According to an embodiment, the apparatus further comprises at least one light source configured to generate a light beam incident on the light field generating unit.

This means that the device may comprise all the components for forming a three-dimensional display: the image forming apparatus includes a light source providing a light beam, a light field generating unit for converting the light beam into a distribution of a three-dimensional light field, and an image developing medium for forming a three-dimensional image viewable by an observer. Thus, the apparatus may be packaged with a suitable relationship between the light source and the light field generating unit, such that the apparatus may be easily used. Furthermore, an arrangement comprising a light source may allow a complete system providing a three-dimensional display in a compact manner.

However, it should be understood that the device may be delivered and sold without including a light source. A user wishing to put the device into use may then combine the device with a separately purchasable light source.

The light source may be arranged to form a coherent light beam, such as a laser beam. This may provide for an accurate control of the three-dimensional light field formed by the light field generating unit.

According to a second aspect of the present inventive concept, there is provided an apparatus for displaying a three-dimensional image, the apparatus including: a light field generation unit configured to receive an incident light beam and generate a three-dimensional light field; and a bubble generating device configured to generate bubbles in the image developing medium to form the image developing medium including a fluid of bubbles suspended therein, wherein the bubbles have a size in a range of 40-500 nm.

The effects and features of this second aspect are largely analogous to those described above in connection with the first aspect.
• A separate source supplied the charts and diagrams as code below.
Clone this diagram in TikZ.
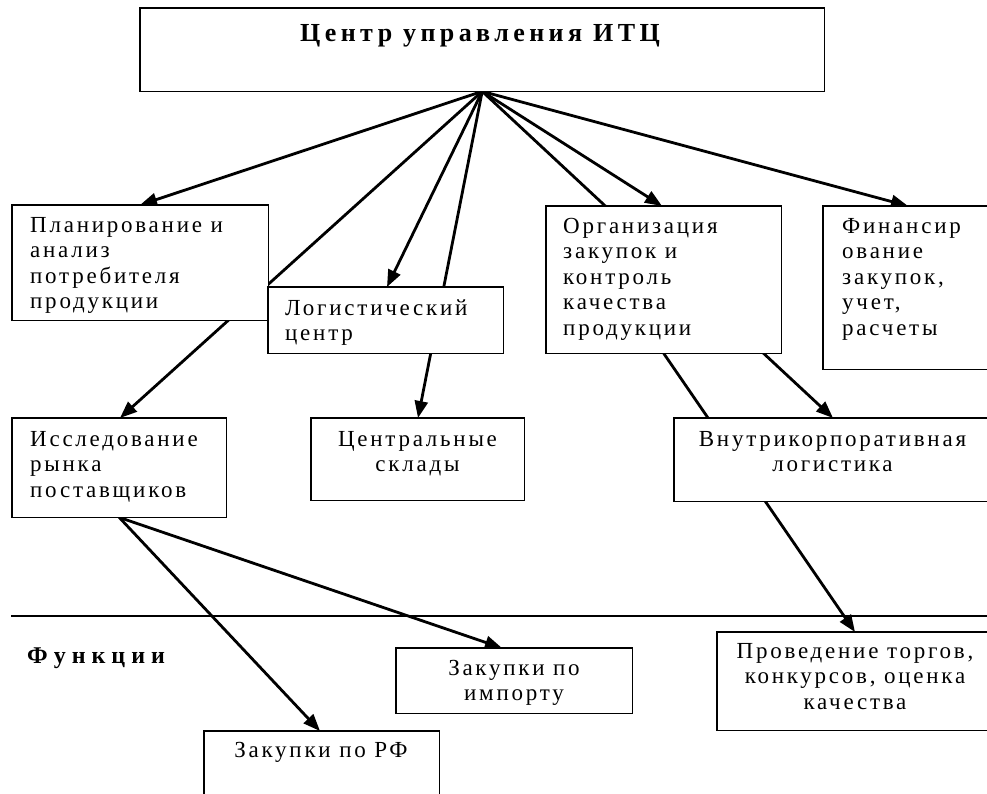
\documentclass[tikz,border=0pt]{standalone}
\usepackage{fontspec}
\setmainfont{Liberation Serif}
\newfontfamily\bodyfont[LetterSpace=12]{Liberation Serif}
\newfontfamily\headfont[LetterSpace=17]{Liberation Serif}
\newfontfamily\funcfont[LetterSpace=25]{Liberation Serif}
\usetikzlibrary{arrows.meta}
\begin{document}
\begin{tikzpicture}[x=1pt,y=-1pt,
  box/.style={draw=none, fill=none, anchor=north west, inner sep=0pt},
  conn/.style={line width=2.8pt, -{Triangle[length=17pt,width=13pt]}},
  txt/.style={inner sep=0pt, font=\bodyfont\fontsize{23}{25.5}\selectfont},
  head/.style={inner sep=0pt, font=\headfont\bfseries\fontsize{26}{30}\selectfont},
  funchead/.style={inner sep=0pt, font=\funcfont\bfseries\fontsize{24}{28}\selectfont}]
\useasboundingbox (0,0) rectangle (987,794);
\clip (0,0) rectangle (987,794);
% boxes (positions)
\path
  node[box, minimum width=684pt, minimum height=83pt] (top) at (140,8) {}
  node[box, minimum width=256pt, minimum height=115pt] (plan) at (12,205) {}
  node[box, minimum width=235pt, minimum height=66pt] (log) at (268,287) {}
  node[box, minimum width=235pt, minimum height=147pt] (org) at (546,206) {}
  node[box, minimum width=180pt, minimum height=163pt] (fin) at (823,206) {}
  node[box, minimum width=214pt, minimum height=99pt] (issl) at (12,418) {}
  node[box, minimum width=213pt, minimum height=82pt] (centr) at (311,418) {}
  node[box, minimum width=318pt, minimum height=83pt] (vnutr) at (674,418) {}
  node[box, minimum width=236pt, minimum height=65pt] (imp) at (396,648) {}
  node[box, minimum width=276pt, minimum height=98pt] (prov) at (717,632) {}
  node[box, minimum width=235pt, minimum height=90pt] (rf) at (204,731) {};
% connectors (drawn first, boxes cover them)
\draw[conn] (top.south) -- (140,0 |- plan.north);
\draw[conn] (top.south) -- (120,0 |- issl.north);
\draw[conn] (top.south) -- (387,0 |- log.north);
\draw[conn] (top.south) -- (418,0 |- centr.north);
\draw[conn] (top.south) -- (833,0 |- vnutr.north);
\draw[conn] (top.south) -- (662,0 |- org.north);
\draw[conn] (top.south) -- (908,0 |- fin.north);
\draw[conn] (org.south) -- (855,0 |- prov.north);
\draw[conn] (issl.south) -- (320,0 |- rf.north);
\draw[conn] (issl.south) -- (502,0 |- imp.north);
% separator
\coordinate (sepL) at (11,616);
\coordinate (sepR) at (990,616);
\draw[line width=1.2pt] (sepL) -- (sepR);
% boxes drawn over the lines
\foreach \b in {top,plan,log,org,fin,issl,centr,vnutr,imp,prov,rf}
  {\draw[line width=1.6pt, fill=white] (\b.north west) rectangle (\b.south east);}
% texts (base anchor = baseline of the last line)
\node[head, anchor=base] (ttop) at (480,42) {Центр управления ИТЦ};
\node[txt, anchor=base west, align=left] (tplan) at (30,308.8) {Планирование и\\анализ\\потребителя\\продукции};
\node[txt, anchor=base west, align=left] (tlog) at (285,340.5) {Логистический\\центр};
\node[txt, anchor=base west, align=left] (torg) at (563,335) {Организация\\закупок и\\контроль\\качества\\продукции};
\node[txt, anchor=base west, align=left] (tfin) at (842,335) {Финансир\\ование\\закупок,\\учет,\\расчеты};
\node[txt, anchor=base west, align=left] (tissl) at (30,497) {Исследование\\рынка\\поставщиков};
\node[txt, anchor=base, align=center] (tcentr) at (417.5,471.5) {Центральные\\склады};
\node[txt, anchor=base, align=center] (tvnutr) at (832.5,471.5) {Внутрикорпоративная\\логистика};
\node[funchead, anchor=base west] (tfunk) at (27,663) {Функции};
\node[txt, anchor=base, align=center] (timp) at (514,700.5) {Закупки по\\импорту};
\node[txt, anchor=base, align=center] (tprov) at (855,709) {Проведение торгов,\\конкурсов, оценка\\качества};
\node[txt, anchor=base] (trf) at (321,757) {Закупки по РФ};
\end{tikzpicture}
\end{document}
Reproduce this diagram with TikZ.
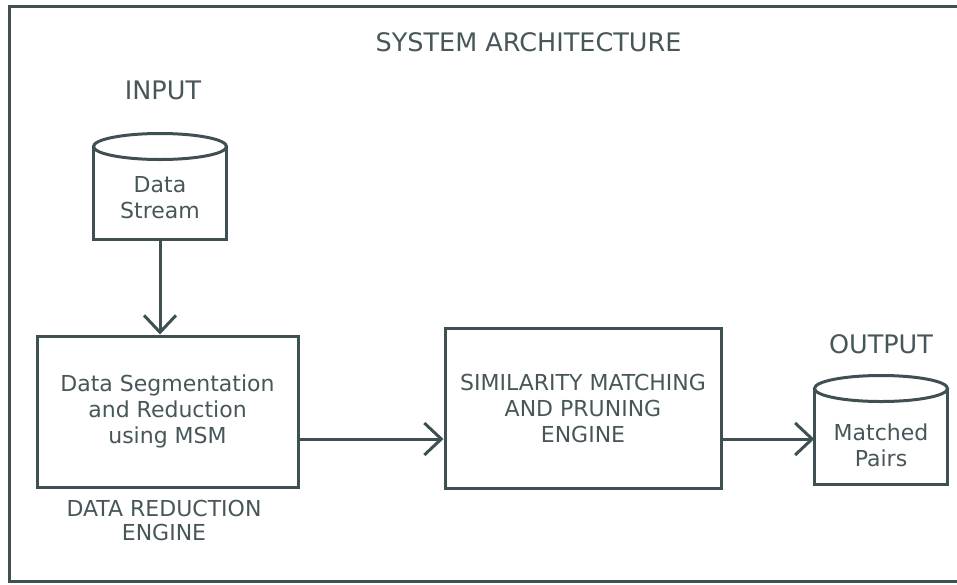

The embodiments mentioned in relation to the first aspect are largely compatible with the second aspect.

Therefore, according to the second aspect, the apparatus for displaying a three-dimensional image may include a bubble generation device so that the apparatus can form an image development medium having bubbles of an appropriate size. This means that the device may be capable of generating bubbles of appropriate size so that the image development medium may be generated when the apparatus is to be used, or at regular intervals when replacement of the image development medium may be required.

It should be understood that even though the image development medium may have long term stability, in order to maintain the quality of the generated three-dimensional image, it may be necessary to replace the image development medium at regular intervals, for example, it may be necessary to replace the image development medium once a day, once a week, or once a month depending on the requirements of the quality of the formed three-dimensional image.

By virtue of the apparatus having the bubble generating device, the apparatus does not need to be combined with any advanced or complicated device to replace the image developing medium.

Further, the apparatus may include a container in which the image development medium is to be accommodated, such that the bubble generating device may be configured to generate bubbles in the image development medium that is conveyed into the container. The apparatus may be further configured such that the image development medium in the container contains a three-dimensional light field such that the image development medium may form a three-dimensional image based on the received three-dimensional light field.